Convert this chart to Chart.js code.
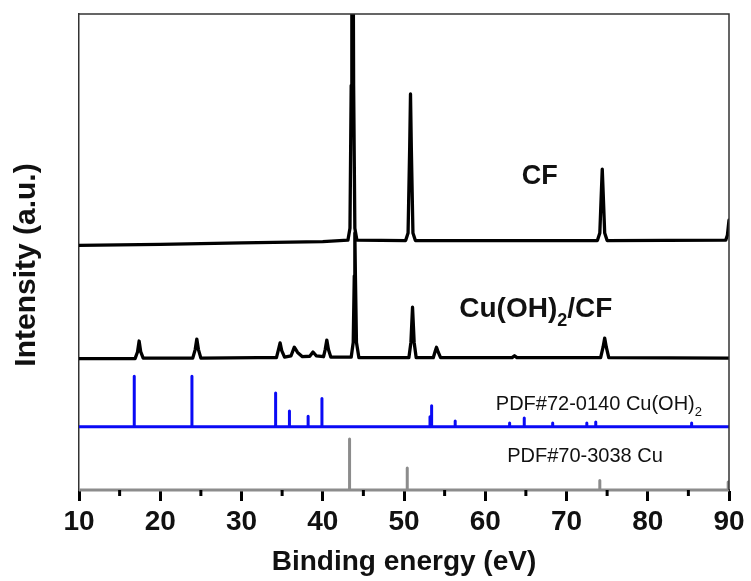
<!DOCTYPE html>
<html>
<head>
<meta charset="utf-8">
<title>XRD patterns</title>
<script src="https://cdn.jsdelivr.net/npm/chart.js@4.4.0/dist/chart.umd.min.js"></script>
<style>
  html, body { margin: 0; padding: 0; background: #fff; }
</style>
</head>
<body>
<canvas id="xrd_chart" width="751" height="581"></canvas>
<script>
// x = binding energy (eV), y = intensity in plot units (0 is the bottom axis, 100 the top)
const cfPattern = [
  [10, 51.4], [20, 51.6], [30, 51.9], [40, 52.2], [43.1, 52.5], [43.35, 55], [43.5, 85],
  [43.58, 125], [43.72, 125], [43.8, 85], [43.95, 55], [44.2, 52.5], [50.2, 52.4], [50.5, 54],
  [50.7, 72], [50.8, 83.2], [50.9, 72], [51.1, 54], [51.4, 52.4], [62, 52.4], [73.8, 52.4],
  [74.1, 54], [74.3, 63], [74.4, 67.4], [74.5, 63], [74.7, 54], [75.0, 52.4], [89.6, 52.5],
  [89.8, 53.5], [90, 56.7],
]

const cuohCfPattern = [
  [10, 27.6], [16.9, 27.6], [17.2, 29], [17.4, 31.3], [17.6, 29], [17.9, 27.7], [24.0, 27.7],
  [24.3, 29.5], [24.5, 31.7], [24.7, 29.5], [25.0, 27.7], [32, 27.8], [34.3, 27.8], [34.55, 29.5],
  [34.75, 30.9], [34.95, 29.3], [35.3, 27.9], [36.1, 28.2], [36.5, 30.0], [36.9, 28.9], [37.5, 28.0],
  [38.4, 28.1], [38.8, 29.0], [39.2, 28.2], [40.1, 28.0], [40.3, 29.5], [40.5, 31.5], [40.7, 29.5],
  [41.0, 27.9], [43.5, 27.9], [43.75, 31], [43.88, 45], [43.95, 54], [44.02, 45], [44.15, 31],
  [44.45, 27.8], [50.6, 27.8], [50.85, 31], [51.05, 38.4], [51.25, 31], [51.5, 27.8], [53.6, 27.8],
  [53.85, 29.2], [54.0, 30.0], [54.2, 29.0], [54.5, 27.8], [63.3, 27.8], [63.6, 28.2], [63.9, 27.8],
  [74.2, 27.8], [74.5, 30], [74.7, 31.9], [74.9, 30], [75.2, 27.8], [90, 27.7],
]

// PDF#72-0140 Cu(OH)2 reference sticks
const cuohRefPos = [16.8, 23.9, 34.2, 35.9, 38.2, 39.9, 53.2, 53.4, 56.3, 63.0, 64.8, 68.3, 72.5, 73.6, 85.4]
const cuohRefTop = [23.9, 23.9, 20.4, 16.6, 15.5, 19.2, 15.4, 17.7, 14.5, 14.1, 15.1, 14.1, 14.1, 14.3, 14.1]
const cuohRefBase = 13.3

// PDF#70-3038 Cu reference sticks
const cuRefPos = [43.3, 50.4, 74.1, 89.9]
const cuRefTop = [10.7, 4.6, 2.0, 1.7]
const cuRefBase = 0

const xMajorTicks = [10, 20, 30, 40, 50, 60, 70, 80, 90]
const xMinorTicks = [15, 25, 35, 45, 55, 65, 75, 85]

// text placed inside the plot (data units)
const plotLabels = [
  { parts: [['CF', 0]], x: 66.7, y: 64.3, align: 'center', weight: 'bold', size: 27 },
  { parts: [['Cu(OH)', 0], ['2', 1], ['/CF', 0]], x: 56.8, y: 36.3, align: 'left', weight: 'bold', size: 28 },
  { parts: [['PDF#72-0140 Cu(OH)', 0], ['2', 1]], x: 61.3, y: 16.8, align: 'left', weight: 'normal', size: 20 },
  { parts: [['PDF#70-3038 Cu', 0]], x: 62.7, y: 5.9, align: 'left', weight: 'normal', size: 20 },
]

const FONT = "'Liberation Sans', Arial, sans-serif"

const sticks = (pos, top, base) => {
  const pts = [[10, base]]
  pos.forEach((p, i) => {
    pts.push([p, base], [p, top[i]], [p, base])
  })
  pts.push([90, base])
  return pts
}

const extrasPlugin = {
  id: 'extras',
  afterDatasetsDraw(chart) {
    const { ctx, chartArea, scales } = chart
    const x = scales.x
    const y = scales.y
    ctx.save()
    // top and right frame
    ctx.strokeStyle = '#333'
    ctx.lineWidth = 1.5
    ctx.beginPath()
    ctx.moveTo(chartArea.left, chartArea.top)
    ctx.lineTo(chartArea.right, chartArea.top)
    ctx.lineTo(chartArea.right, chartArea.bottom)
    ctx.stroke()
    // minor ticks
    ctx.strokeStyle = '#000'
    ctx.lineWidth = 3
    xMinorTicks.forEach((v) => {
      const px = x.getPixelForValue(v)
      ctx.beginPath()
      ctx.moveTo(px, chartArea.bottom)
      ctx.lineTo(px, chartArea.bottom + 6)
      ctx.stroke()
    })
    // y axis title
    ctx.save()
    ctx.translate(27, (chartArea.top + chartArea.bottom) / 2 + 13)
    ctx.rotate(-Math.PI / 2)
    ctx.font = 'bold 30px ' + FONT
    ctx.fillStyle = '#111'
    ctx.textAlign = 'center'
    ctx.textBaseline = 'middle'
    ctx.fillText('Intensity (a.u.)', 0, 0)
    ctx.restore()
    // labels inside plot
    ctx.fillStyle = '#111'
    ctx.textBaseline = 'alphabetic'
    plotLabels.forEach((lab) => {
      const main = lab.weight + ' ' + lab.size + 'px ' + FONT
      const sub = lab.weight + ' ' + Math.round(lab.size * 0.65) + 'px ' + FONT
      let total = 0
      lab.parts.forEach(([t, s]) => {
        ctx.font = s ? sub : main
        total += ctx.measureText(t).width
      })
      let px = x.getPixelForValue(lab.x)
      if (lab.align === 'center') px -= total / 2
      const py = y.getPixelForValue(lab.y)
      ctx.textAlign = 'left'
      lab.parts.forEach(([t, s]) => {
        ctx.font = s ? sub : main
        ctx.fillText(t, px, s ? py + lab.size * 0.3 : py)
        px += ctx.measureText(t).width
      })
    })
    ctx.restore()
  },
}

const lineStyle = (color, width) => ({
  borderColor: color,
  borderWidth: width,
  pointRadius: 0,
  tension: 0,
  borderJoinStyle: 'round',
  borderCapStyle: 'round',
})

new Chart(document.getElementById('xrd_chart').getContext('2d'), {
  type: 'line',
  data: {
    datasets: [
      { label: 'PDF#70-3038 Cu', data: sticks(cuRefPos, cuRefTop, cuRefBase), ...lineStyle('#8c8c8c', 3), clip: { left: 0, top: 0, right: 0, bottom: 4 } },
      { label: 'PDF#72-0140 Cu(OH)2', data: sticks(cuohRefPos, cuohRefTop, cuohRefBase), ...lineStyle('#0a0af5', 3) },
      { label: 'Cu(OH)2/CF', data: cuohCfPattern, ...lineStyle('#000', 3.3) },
      { label: 'CF', data: cfPattern, ...lineStyle('#000', 3.3) },
    ],
  },
  options: {
    responsive: false,
    animation: false,
    layout: { padding: { left: 0, right: 22, top: 14, bottom: 0 } },
    plugins: {
      legend: { display: false },
      tooltip: { enabled: false },
    },
    scales: {
      x: {
        type: 'linear',
        min: 10,
        max: 90,
        afterFit: (scale) => { scale.height = 91 },
        afterBuildTicks: (scale) => { scale.ticks = xMajorTicks.map((v) => ({ value: v })) },
        grid: {
          drawOnChartArea: false,
          tickLength: 11,
          tickWidth: 3,
          tickColor: '#000',
        },
        border: { color: '#222', width: 2 },
        ticks: {
          color: '#111',
          padding: 4,
          maxRotation: 0,
          font: { family: FONT, size: 28, weight: 'bold' },
        },
        title: {
          display: true,
          text: 'Binding energy (eV)',
          color: '#111',
          padding: { top: 0, bottom: 2 },
          font: { family: FONT, size: 28, weight: 'bold' },
        },
      },
      y: {
        min: 0,
        max: 100,
        afterFit: (scale) => { scale.width = 79 },
        grid: { display: false },
        border: { color: '#333', width: 1.5 },
        ticks: { display: false },
        title: { display: false },
      },
    },
  },
  plugins: [extrasPlugin],
})
</script>
</body>
</html>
####
[What you are asked to do] In the data above, please extract the lines from the first one through the line with "const cuohRefBase = 13.3", exactly, and keep pictures out.

[Finished answer]
Convert this chart to Chart.js code.
<!DOCTYPE html>
<html>
<head>
<meta charset="utf-8">
<title>XRD patterns</title>
<script src="https://cdn.jsdelivr.net/npm/chart.js@4.4.0/dist/chart.umd.min.js"></script>
<style>
  html, body { margin: 0; padding: 0; background: #fff; }
</style>
</head>
<body>
<canvas id="xrd_chart" width="751" height="581"></canvas>
<script>
// x = binding energy (eV), y = intensity in plot units (0 is the bottom axis, 100 the top)
const cfPattern = [
  [10, 51.4], [20, 51.6], [30, 51.9], [40, 52.2], [43.1, 52.5], [43.35, 55], [43.5, 85],
  [43.58, 125], [43.72, 125], [43.8, 85], [43.95, 55], [44.2, 52.5], [50.2, 52.4], [50.5, 54],
  [50.7, 72], [50.8, 83.2], [50.9, 72], [51.1, 54], [51.4, 52.4], [62, 52.4], [73.8, 52.4],
  [74.1, 54], [74.3, 63], [74.4, 67.4], [74.5, 63], [74.7, 54], [75.0, 52.4], [89.6, 52.5],
  [89.8, 53.5], [90, 56.7],
]

const cuohCfPattern = [
  [10, 27.6], [16.9, 27.6], [17.2, 29], [17.4, 31.3], [17.6, 29], [17.9, 27.7], [24.0, 27.7],
  [24.3, 29.5], [24.5, 31.7], [24.7, 29.5], [25.0, 27.7], [32, 27.8], [34.3, 27.8], [34.55, 29.5],
  [34.75, 30.9], [34.95, 29.3], [35.3, 27.9], [36.1, 28.2], [36.5, 30.0], [36.9, 28.9], [37.5, 28.0],
  [38.4, 28.1], [38.8, 29.0], [39.2, 28.2], [40.1, 28.0], [40.3, 29.5], [40.5, 31.5], [40.7, 29.5],
  [41.0, 27.9], [43.5, 27.9], [43.75, 31], [43.88, 45], [43.95, 54], [44.02, 45], [44.15, 31],
  [44.45, 27.8], [50.6, 27.8], [50.85, 31], [51.05, 38.4], [51.25, 31], [51.5, 27.8], [53.6, 27.8],
  [53.85, 29.2], [54.0, 30.0], [54.2, 29.0], [54.5, 27.8], [63.3, 27.8], [63.6, 28.2], [63.9, 27.8],
  [74.2, 27.8], [74.5, 30], [74.7, 31.9], [74.9, 30], [75.2, 27.8], [90, 27.7],
]

// PDF#72-0140 Cu(OH)2 reference sticks
const cuohRefPos = [16.8, 23.9, 34.2, 35.9, 38.2, 39.9, 53.2, 53.4, 56.3, 63.0, 64.8, 68.3, 72.5, 73.6, 85.4]
const cuohRefTop = [23.9, 23.9, 20.4, 16.6, 15.5, 19.2, 15.4, 17.7, 14.5, 14.1, 15.1, 14.1, 14.1, 14.3, 14.1]
const cuohRefBase = 13.3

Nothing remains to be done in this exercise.